Starting in 2015 as an all-woman trio, The Dust Bowl Faeries are committed to working with as many women musicians and artists as possible, including their collaborative filmmaker Lisa M. Thomas (Thin Edge Films), who documents and adds visual flair to the band’s unique and arresting visuals. Now a multi-gendered band, they have released two EPs (2018’s The Dark Ride Mixes and 2019’s Beloved Monster) and a self-titled debut (produced by music critic Seth Rogovoy and featuring Tommy Stinson of The Replacements and Melora Creager of Rasputina).
Fascinatingly oblique while retaining all of its universal appeal, the music of The Dust Bowl Faeries escapes and embraces all genres of music. It’s music that’s anchored in time yet timeless … a contradiction in theory but at the same time, an exercise in fluidity and continuity.
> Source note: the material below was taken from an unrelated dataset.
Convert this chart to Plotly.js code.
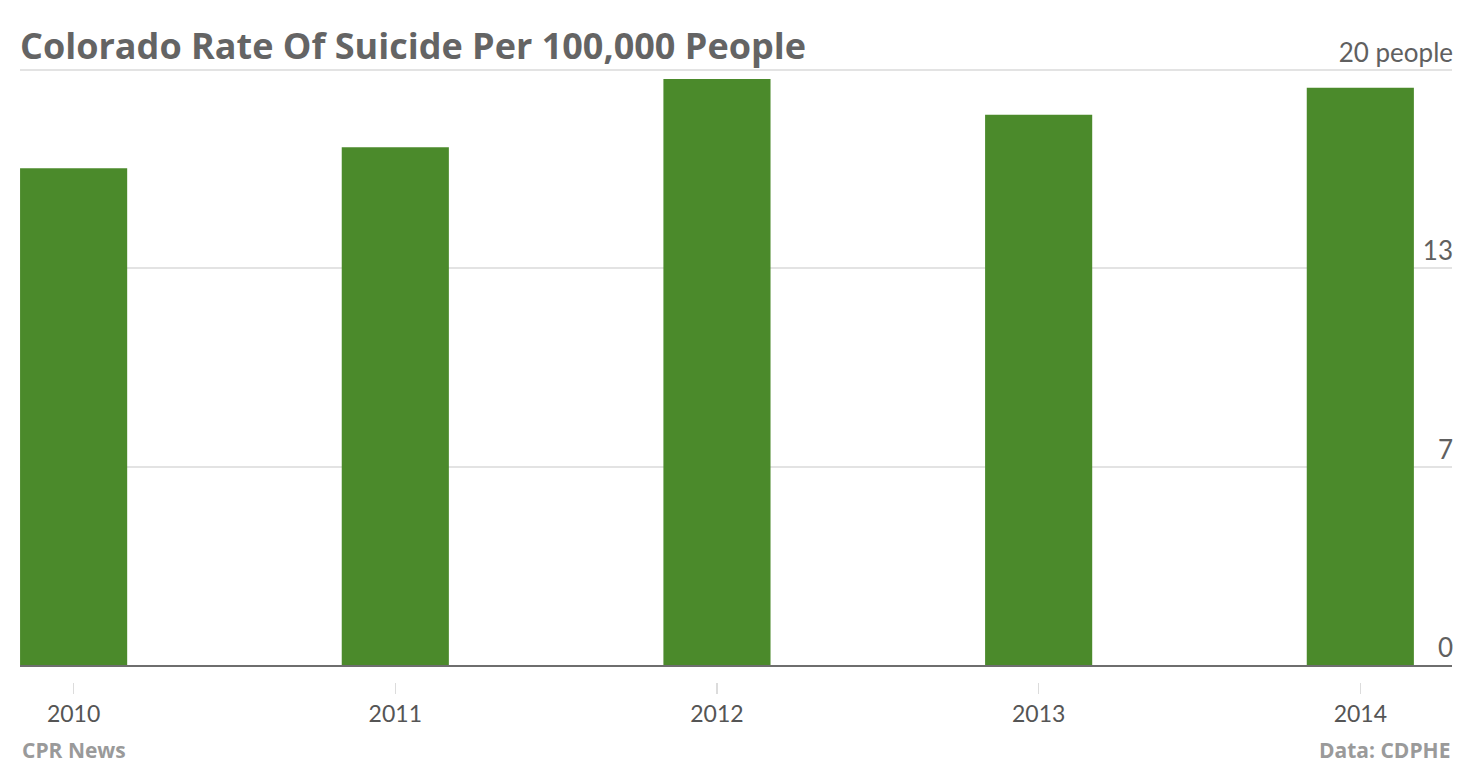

The Dust Bowl Faeries are Ryder Cooley (Faerie Queen; accordion, singing saw, ukulele, lead vocals), Jon B. Woodin (Rocket Faerie; guitar, castanets, vocals), Rubi LaRue (Feisty Faerie; lapsteel, vocals), Liz LoGiudice (River Faerie; bass, vocals) and Andrew Stein (Time Faerie; percussion). The Plague Garden was recorded, mixed & mastered by Michael Schoonmaker.”